Menyangkut Al-Qur'an, Imam Ali bin Abi Thalib as. berkata,"Kitab Tuhan kalian
(berada) ditengah-tengah kalian. Ia menjelaskan tentang halal dan haram, kewajiban dan
keutamaan, nasikh (ayat yang menghapus) dan mansukh (ayat yang dihapus), rukhshah
dan Azimah, khusus dan umum,'ibrah dan perumpamaan, mursal (mutlaq)
dan mahdud (muqayyad), muhkam (ayat yang jelas maksudnya) dan mutasyabih
(ayat yang belum jelas maksudnya).." (Tashnif Nahjul Balaghah: 207). Sedangkan
mengenai hadits yang sampai kepada kita, ribuan jumlahnya dari berbagai kitab hadits, dan
tidak sedikit darinya pertentangan satu dengan lainnya.
Dengan demikian, untuk dapat memahami malsud Al-Qur'an dan hadits, harus terlebih dahulu
menguasai sejumlah disiplin ilmu dengan baik, antara lain Bahasa Arab, Tafsir, Ulumul
Quran, Ushul iqh, Mantiq, Ilmu Rijal, Ulumul Hadits dan sebagainya.

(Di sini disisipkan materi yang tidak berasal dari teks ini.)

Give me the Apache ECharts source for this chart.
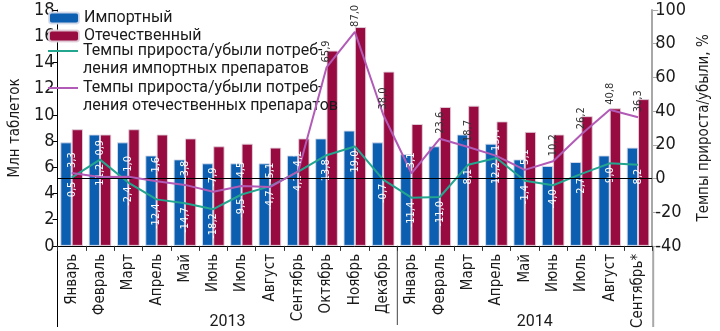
<!DOCTYPE html>
<html>
<head>
<meta charset="utf-8">
<script src="https://cdn.jsdelivr.net/npm/echarts@6/dist/echarts.min.js"></script>
<style>
  html, body { margin: 0; padding: 0; background: #fff; }
  #chart { width: 720px; height: 331px; }
</style>
</head>
<body>
<div id="chart"></div>
<script>
const categories = ['Январь','Февраль','Март','Апрель','Май','Июнь','Июль','Август','Сентябрь','Октябрь','Ноябрь','Декабрь','Январь','Февраль','Март','Апрель','Май','Июнь','Июль','Август','Сентябрь*'];
const years = ['2013', '2014'];
const yearSpans = [[0, 11], [12, 20]];
const importVals   = [7.9, 8.5, 7.9, 6.9, 6.6, 6.3, 6.3, 6.3, 6.9, 8.2, 8.8, 7.9, 7.0, 7.6, 8.5, 7.8, 6.6, 6.1, 6.4, 6.9, 7.5];
const domesticVals = [8.9, 8.5, 8.9, 8.5, 8.2, 7.6, 7.8, 7.5, 8.2, 14.9, 16.7, 13.3, 9.3, 10.6, 10.7, 9.5, 8.7, 8.5, 9.9, 10.5, 11.2];
const importGrowth   = [0.5, 11.2, -2.4, -12.4, -14.7, -18.2, -9.5, -4.7, 4.1, 13.8, 19.0, -0.7, -11.4, -11.0, 8.1, 12.2, -1.4, -4.0, 2.7, 9.0, 8.2];
const domesticGrowth = [3.3, 0.9, 1.0, -1.6, -3.8, -7.9, -4.5, -5.1, 4.2, 65.9, 87.0, 38.0, 3.1, 23.6, 18.7, 13.4, 5.1, 10.2, 26.2, 40.8, 36.3];
const leftTicks = {min: 0, max: 18, interval: 2};
const rightTicks = {min: -40, max: 100, interval: 20};
const names = ['Импортный', 'Отечественный',
  'Темпы прироста/убыли потреб-\nления импортных препаратов',
  'Темпы прироста/убыли потреб-\nления отечественных препаратов'];

const FONT = '"DejaVu Sans Condensed", "Roboto Condensed", Roboto, sans-serif';
const LFONT = 'Roboto, "Open Sans", sans-serif';
const BLUE = '#0c5fb0', RED = '#980b41', TEAL = '#22a68f', PURPLE = '#b25bb6', TXT = '#1a1a1a';
const fmt = v => v.toFixed(1).replace('.', ',');

const chart = echarts.init(document.getElementById('chart'), null, {renderer: 'canvas', width: 720, height: 331});

function buildOption(purpleColors, purpleLabelY, graphics) {
  const lgText = {fontSize: 16, lineHeight: 18, color: TXT, fontFamily: LFONT};
  const lgRich = {fontSize: 16, color: TXT, fontFamily: LFONT,
    rich: {t: {fontSize: 16, lineHeight: 18, color: TXT, fontFamily: LFONT}, s: {fontSize: 16, lineHeight: 18, height: 18}}};
  const twoLine = n => '{s| }\n' + n.split('\n').map(s => '{t|' + s + '}').join('\n');
  return {
    animation: false,
    backgroundColor: '#fff',
    grid: {left: 40, right: 47, top: 10, bottom: 85, containLabel: false},
    legend: [
      {data: [names[0], names[1]], orient: 'vertical', left: 48, top: 9, padding: 0,
       itemWidth: 30, itemHeight: 11, itemGap: 0, textStyle: lgText},
      {data: [{name: names[2], icon: 'rect'}], orient: 'vertical', left: 48, top: 24, padding: 0,
       itemWidth: 30, itemHeight: 2, textStyle: lgRich, formatter: twoLine},
      {data: [{name: names[3], icon: 'rect'}], orient: 'vertical', left: 48, top: 61, padding: 0,
       itemWidth: 30, itemHeight: 2, textStyle: lgRich, formatter: twoLine}
    ],
    xAxis: {
      type: 'category', data: categories, boundaryGap: true,
      axisLine: {lineStyle: {color: '#000', width: 1}},
      axisTick: {show: true, interval: 0, length: 5, lineStyle: {color: '#333'}},
      axisLabel: {rotate: 90, interval: 0, fontSize: 15, color: TXT, fontFamily: FONT, margin: 8}
    },
    yAxis: [
      {type: 'value', min: leftTicks.min, max: leftTicks.max, interval: leftTicks.interval,
       name: 'Млн таблеток', nameLocation: 'middle', nameGap: 24, nameRotate: 90,
       nameTextStyle: {fontSize: 15, color: TXT, fontFamily: FONT},
       axisLine: {show: true, lineStyle: {color: '#000'}},
       axisTick: {show: true, length: 5, lineStyle: {color: '#000'}},
       axisLabel: {fontSize: 18, color: TXT, fontFamily: FONT, margin: 3},
       splitLine: {show: false}},
      {type: 'value', min: rightTicks.min, max: rightTicks.max, interval: rightTicks.interval, position: 'right',
       name: 'Темпы прироста/убыли, %', nameLocation: 'middle', nameGap: 32, nameRotate: 90,
       nameTextStyle: {fontSize: 15, color: TXT, fontFamily: FONT},
       axisLine: {show: true, lineStyle: {color: '#a8a8a8', width: 2}},
       axisTick: {show: true, length: 6, lineStyle: {color: '#a8a8a8'}},
       axisLabel: {fontSize: 18, color: TXT, fontFamily: FONT, margin: 3},
       splitLine: {show: false}}
    ],
    series: [
      {name: names[0], type: 'bar', data: importVals, barGap: '0%', barCategoryGap: '20%',
       itemStyle: {color: BLUE, borderColor: 'rgba(215,220,235,0.9)', borderWidth: 1}},
      {name: names[1], type: 'bar', data: domesticVals,
       itemStyle: {color: RED, borderColor: 'rgba(225,210,220,0.9)', borderWidth: 1}},
      {name: names[2], type: 'line', yAxisIndex: 1, data: importGrowth, symbol: 'circle', symbolSize: 0, showSymbol: true, z: 4,
       lineStyle: {color: TEAL, width: 2}, itemStyle: {color: TEAL},
       label: {show: true, position: 'bottom', rotate: 90, align: 'right', verticalAlign: 'middle', distance: 4,
               color: '#fff', fontSize: 11, fontFamily: FONT, formatter: p => fmt(p.value)},
       labelLayout: {hideOverlap: false},
       markLine: {silent: true, symbol: 'none', label: {show: false},
                  lineStyle: {color: '#000', width: 1, type: 'solid'}, data: [{yAxis: 0}]}},
      {name: names[3], type: 'line', yAxisIndex: 1, symbol: 'circle', symbolSize: 0, showSymbol: true, z: 5,
       data: domesticGrowth.map((v, i) => ({value: v, label: {color: purpleColors[i]}})),
       lineStyle: {color: PURPLE, width: 2}, itemStyle: {color: PURPLE},
       label: {show: true, position: 'top', rotate: 90, align: 'left', verticalAlign: 'middle', distance: 5,
               fontSize: 11, fontFamily: FONT, formatter: p => fmt(p.value)},
       labelLayout: p => (purpleLabelY[p.dataIndex] != null ? {y: purpleLabelY[p.dataIndex], hideOverlap: false} : {hideOverlap: false})}
    ],
    graphic: graphics
  };
}

chart.setOption(buildOption(domesticGrowth.map(() => '#fff'), domesticGrowth.map(() => null), []));

// second pass: label placement/colours and separators computed from the chart's own scales
const tealPx = importGrowth.map(v => chart.convertToPixel({yAxisIndex: 1}, v));
const purplePx = domesticGrowth.map(v => chart.convertToPixel({yAxisIndex: 1}, v));
const purpleLabelY = domesticGrowth.map((v, i) => {
  const bottom = purplePx[i] - 5;
  const tealTop = tealPx[i] + 4;
  return (tealTop < bottom && tealTop + 20 > bottom - 22) ? tealPx[i] - 4 : null;
});
const purpleColors = domesticGrowth.map((v, i) => {
  const bottom = purpleLabelY[i] != null ? purpleLabelY[i] : purplePx[i] - 5;
  const blueTop = chart.convertToPixel({yAxisIndex: 0}, importVals[i]);
  return (v >= 18 || bottom < blueTop) ? '#333' : '#fff';
});
const xAt = i => chart.convertToPixel({xAxisIndex: 0}, i);
const y0 = chart.convertToPixel({yAxisIndex: 0}, 0);
const step = xAt(1) - xAt(0);
const leftX = xAt(0) - step / 2, rightX = xAt(categories.length - 1) + step / 2;
const sepX = (xAt(11) + xAt(12)) / 2;
const graphics = [
  {type: 'line', shape: {x1: leftX, y1: y0, x2: leftX, y2: 327}, style: {stroke: '#000', lineWidth: 1}},
  {type: 'line', shape: {x1: sepX, y1: y0, x2: sepX, y2: 325}, style: {stroke: '#444', lineWidth: 1}},
  {type: 'line', shape: {x1: rightX + 1, y1: y0, x2: rightX + 1, y2: 327}, style: {stroke: '#a8a8a8', lineWidth: 2}}
];
years.forEach((yr, k) => {
  const a = yearSpans[k][0], b = yearSpans[k][1];
  const cx = (xAt(a) + xAt(b)) / 2 + (k === 1 ? 10 : 0);
  graphics.push({type: 'text', x: cx, y: 322,
    style: {text: yr, fill: TXT, fontSize: 16, fontFamily: LFONT, align: 'center', verticalAlign: 'middle'}});
});
chart.setOption(buildOption(purpleColors, purpleLabelY, graphics), {replaceMerge: ['graphic']});
</script>
</body>
</html>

Orang yang telah menguasai semua disiplin ilmu tersebut dengan baik, dia dapat ber-istinbath
(menginterpretasikan hukum) secara langsung dari Al-Qur'an dan hadits (pelakunya disebut Mujtahid).
Tetapi orang yang tidak menguasai semua ilmu di atas dengan baik, maka cukup baginya
mengikuti (bertaqlid) kepada hasil istinbath seorang Mujtahid. Dalam masalah
aqidah taqlid tidak diperkenankan, sementara dalam masalah syariat taqlid
diperbolehkan.
3. Akhlak
Para ulama dalam mengartikan akhlaq umumnya mengatakan,"Akhlaq adalah ilmu yang
menjelaskan tentang mana yang baik dan mana yang buruk, serta apa yang harus di
amalkan." Mereka membagi ilmu akhlaq kepada dua bagian, yaitu akhlaq teoritis
dan akhlaq praktis. Mempelajari dan mengamalkan akhlaq sangat diperlukan sebagai
proses mencapai tujuan hidup yaitu kesempuranaan.
Kalimat penutup, sebagai jawaban atas pertanyaan bagaimana seharusnya kita beragama,
adalah beraqidah atas dasar tahqiq dan menjalankan syariat dengan baik atas dasar ijtihad
atau taqlid dan berakhlaq.
Kitab
Rujukan :
1. Tafsir al-Mizan, karya Allamah Thabathabai
2. Tafsir Namuneh, karya Ayatullah Makarim Sirazi.
3. Asyna'i ba Ului-e Islami, karya Ayatullah Syahid Muthahhari.